|The Serval, Leptailurus Serval, although recent genetic research has shown that the Serval is actually part of the genus Caracal) is a medium-sized African wild cat. The length is 85 cm (34 in), plus 40 cm (16 in) of tail, and the shoulder height is about 53 cm (21 in). Weight can range from 9 to 20 kg (20-44 lbs). Life expectancy is about 12-20 years. It is a slender animal, with long legs and a fairly short tail. The tall, oval ears are set close together. The pattern of the fur is variable. Usually, the Serval is boldly spotted black on tawny. The "servaline" form has much smaller, freckled spots.
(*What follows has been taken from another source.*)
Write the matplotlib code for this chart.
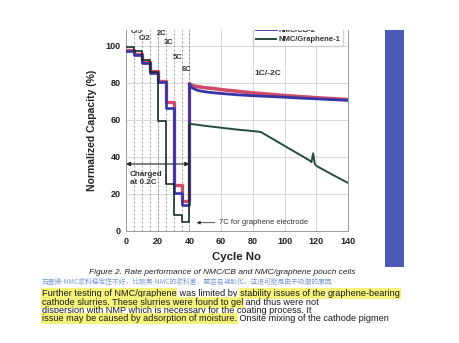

In addition, melanism is known to exist in this species, giving a similar appearance to the black panther. White servals are white with silvery grey spots and have only occurred in captivity.
Its main habitat is the savanna, although melanistic individuals are more usually found in mountainous areas. The Serval needs watercourses within its territory, so it does not live in semi-deserts or dry steppes. It is able to climb and swim, but seldom does so. It has now dwindled in numbers due to human population taking over its habitat and also hunting its pelt. It is protected in most countries. The Serval is listed in CITES Appendix 2, indicating that it is "not necessarily now threatened with extinction but that may become so unless trade is closely controlled."
Description and Behavior
Although 17 subspecies are listed by Allen (1939), their validity is doubtful (see Appendix I). Smithers (1978) examined specimens from one locality in southern Africa and found external characters among them which had been used to designate six different subspecies within the sub-region. Servals from West Africa most frequently show a pattern mutation of small speckled spots -- these so-called servalines were considered a separate species (Felis brachyura Wagner, 1841) until Pocock (1917a) demonstrated that the speckled form was a serval morph. Black servals have been widely recorded (Shortridge 1934, York 1973, Guggisberg 1975). The holotype of L. serval was taken near the Cape of Good Hope, but the serval now appears to have been extirpated from the entire southern coastal belt of South Africa and most of Cape province (Skead 1980, Stuart 1985) -- although M. Bowland (in litt. 1993) notes an unconfirmed report from a farmer at George, midway between Cape Town and Port Elizabeth.
Small mammals, especially rodents, are the serval’s main prey. Larger rodents are preferred, particularly vlei (swamp) rats (Smithers and Wilson 1979, Geertsema 1985, Bowland 1990), and also Nile rats (Geertsema 1976, 1985). Smaller mice are of secondary importance (Smithers and Wilson 1979, Geertsema 1985, Bowland 1990). Up to 12 mice were found in one serval stomach from Zimbabwe (Smithers 1978). Birds, reptiles, fish and insects are also taken, although infrequently when rodents are abundant (Geertsema 1985, Bowland 1990). Geertsema (1985) observed one young male Serval, on a moonlit night, rush into open water to seize one of a group of feeding flamingos. Geertsema (1985) also found frogs to be a particularly favorite prey item, with remains occurring in 77% of 56 scats. She saw another young male eat at least 28 frogs in one three-hour period. Servals do not generally take larger prey as does the caracal. Single animals have only rarely been observed to kill duikers and fawns of the smaller antelope species (Rahm 1966, de Pienaar 1969, York 1973). The detailed studies by Geertsema (1985: Ngorongoro Conservation Area, Tanzania) and Bowland (1990: Natal province farmland, South Africa) did not record any instances of servals taking mammalian prey larger than rodents.
Adaptation and breeding
As part of its adaptations for hunting in the savannas, the Serval boasts long legs (the longest of all cats, relative to body size) and large ears. The long legs and neck allow the Serval to see over tall grasses, while its ears are used to detect rodents, even those burrowing underground. While hunting, the Serval will pause for up to 15 minutes at a time to listen with eyes closed. The Servals pounce is a distinctive vertical 'hop', which may be an adaptation for catching flushed birds. The Serval is a highly efficient hunter, catching prey on as many as 50% of attempts, compared to around one of ten for most species of cat. The Serval may also dig into burrows and fish the unlucky inhabitants out.
The gestation period for a female Serval is 66-77 days, almost three months. The litter consists of two or three young (called kittens), sometimes as few as one or as many as five. They are raised in sheltered locations like abandoned aardvark burrows. If such an ideal location is not available, a place behind a shrub may be sufficient. The Serval is sometimes preyed upon by the Leopard and other large cats. More dangerous for this cat are humans. The Serval was extensively hunted for its fur. It is still common in West and East Africa, but it is extinct in the South African Cape Province and very rare north of the Sahara.